# Job
Copy out the whole listing exactly as written, leaving the pictures behind.

# Data provided
** Start **

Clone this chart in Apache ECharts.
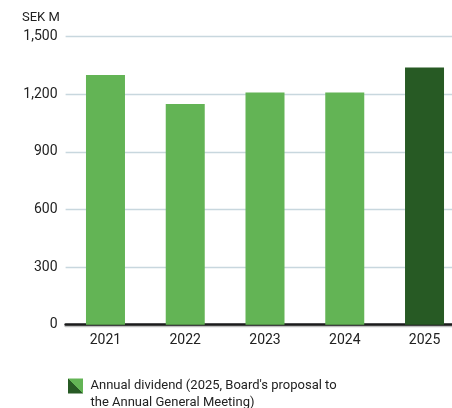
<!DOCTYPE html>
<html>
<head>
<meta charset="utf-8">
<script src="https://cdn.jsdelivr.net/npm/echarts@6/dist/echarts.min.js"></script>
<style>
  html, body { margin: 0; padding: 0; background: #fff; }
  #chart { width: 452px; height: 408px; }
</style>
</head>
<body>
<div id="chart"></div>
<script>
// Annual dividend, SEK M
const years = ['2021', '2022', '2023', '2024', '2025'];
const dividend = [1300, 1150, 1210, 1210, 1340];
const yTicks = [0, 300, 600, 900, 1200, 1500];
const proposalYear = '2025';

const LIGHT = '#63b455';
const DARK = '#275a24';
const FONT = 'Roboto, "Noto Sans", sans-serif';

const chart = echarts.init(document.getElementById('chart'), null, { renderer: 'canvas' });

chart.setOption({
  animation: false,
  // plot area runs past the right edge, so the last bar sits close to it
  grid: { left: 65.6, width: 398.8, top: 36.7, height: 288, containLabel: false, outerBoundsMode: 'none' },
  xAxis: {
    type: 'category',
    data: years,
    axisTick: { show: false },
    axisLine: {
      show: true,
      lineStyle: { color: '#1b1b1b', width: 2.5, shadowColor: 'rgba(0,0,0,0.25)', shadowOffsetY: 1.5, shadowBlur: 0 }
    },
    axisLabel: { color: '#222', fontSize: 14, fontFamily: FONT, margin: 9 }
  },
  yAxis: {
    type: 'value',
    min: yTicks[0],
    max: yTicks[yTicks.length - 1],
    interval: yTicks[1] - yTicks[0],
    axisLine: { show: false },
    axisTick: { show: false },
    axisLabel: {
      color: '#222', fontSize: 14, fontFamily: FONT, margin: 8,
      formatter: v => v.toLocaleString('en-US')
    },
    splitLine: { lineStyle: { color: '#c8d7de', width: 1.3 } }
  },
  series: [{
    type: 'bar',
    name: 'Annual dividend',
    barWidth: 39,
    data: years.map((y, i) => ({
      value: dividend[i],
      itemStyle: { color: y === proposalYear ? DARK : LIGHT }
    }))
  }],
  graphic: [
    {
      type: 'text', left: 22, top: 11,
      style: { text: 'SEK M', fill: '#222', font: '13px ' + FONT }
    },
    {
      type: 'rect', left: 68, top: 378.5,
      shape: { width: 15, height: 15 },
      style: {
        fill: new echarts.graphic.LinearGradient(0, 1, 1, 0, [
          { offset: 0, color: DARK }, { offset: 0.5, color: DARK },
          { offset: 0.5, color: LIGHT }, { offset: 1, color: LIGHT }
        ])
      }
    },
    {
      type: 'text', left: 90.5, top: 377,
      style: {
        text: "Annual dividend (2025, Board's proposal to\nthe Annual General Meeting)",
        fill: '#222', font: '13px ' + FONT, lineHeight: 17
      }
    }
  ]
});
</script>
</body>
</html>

** End **

# Result of this task
Clone this chart in Apache ECharts.
<!DOCTYPE html>
<html>
<head>
<meta charset="utf-8">
<script src="https://cdn.jsdelivr.net/npm/echarts@6/dist/echarts.min.js"></script>
<style>
  html, body { margin: 0; padding: 0; background: #fff; }
  #chart { width: 452px; height: 408px; }
</style>
</head>
<body>
<div id="chart"></div>
<script>
// Annual dividend, SEK M
const years = ['2021', '2022', '2023', '2024', '2025'];
const dividend = [1300, 1150, 1210, 1210, 1340];
const yTicks = [0, 300, 600, 900, 1200, 1500];
const proposalYear = '2025';

const LIGHT = '#63b455';
const DARK = '#275a24';
const FONT = 'Roboto, "Noto Sans", sans-serif';

const chart = echarts.init(document.getElementById('chart'), null, { renderer: 'canvas' });

chart.setOption({
  animation: false,
  // plot area runs past the right edge, so the last bar sits close to it
  grid: { left: 65.6, width: 398.8, top: 36.7, height: 288, containLabel: false, outerBoundsMode: 'none' },
  xAxis: {
    type: 'category',
    data: years,
    axisTick: { show: false },
    axisLine: {
      show: true,
      lineStyle: { color: '#1b1b1b', width: 2.5, shadowColor: 'rgba(0,0,0,0.25)', shadowOffsetY: 1.5, shadowBlur: 0 }
    },
    axisLabel: { color: '#222', fontSize: 14, fontFamily: FONT, margin: 9 }
  },
  yAxis: {
    type: 'value',
    min: yTicks[0],
    max: yTicks[yTicks.length - 1],
    interval: yTicks[1] - yTicks[0],
    axisLine: { show: false },
    axisTick: { show: false },
    axisLabel: {
      color: '#222', fontSize: 14, fontFamily: FONT, margin: 8,
      formatter: v => v.toLocaleString('en-US')
    },
    splitLine: { lineStyle: { color: '#c8d7de', width: 1.3 } }
  },
  series: [{
    type: 'bar',
    name: 'Annual dividend',
    barWidth: 39,
    data: years.map((y, i) => ({
      value: dividend[i],
      itemStyle: { color: y === proposalYear ? DARK : LIGHT }
    }))
  }],
  graphic: [
    {
      type: 'text', left: 22, top: 11,
      style: { text: 'SEK M', fill: '#222', font: '13px ' + FONT }
    },
    {
      type: 'rect', left: 68, top: 378.5,
      shape: { width: 15, height: 15 },
      style: {
        fill: new echarts.graphic.LinearGradient(0, 1, 1, 0, [
          { offset: 0, color: DARK }, { offset: 0.5, color: DARK },
          { offset: 0.5, color: LIGHT }, { offset: 1, color: LIGHT }
        ])
      }
    },
    {
      type: 'text', left: 90.5, top: 377,
      style: {
        text: "Annual dividend (2025, Board's proposal to\nthe Annual General Meeting)",
        fill: '#222', font: '13px ' + FONT, lineHeight: 17
      }
    }
  ]
});
</script>
</body>
</html>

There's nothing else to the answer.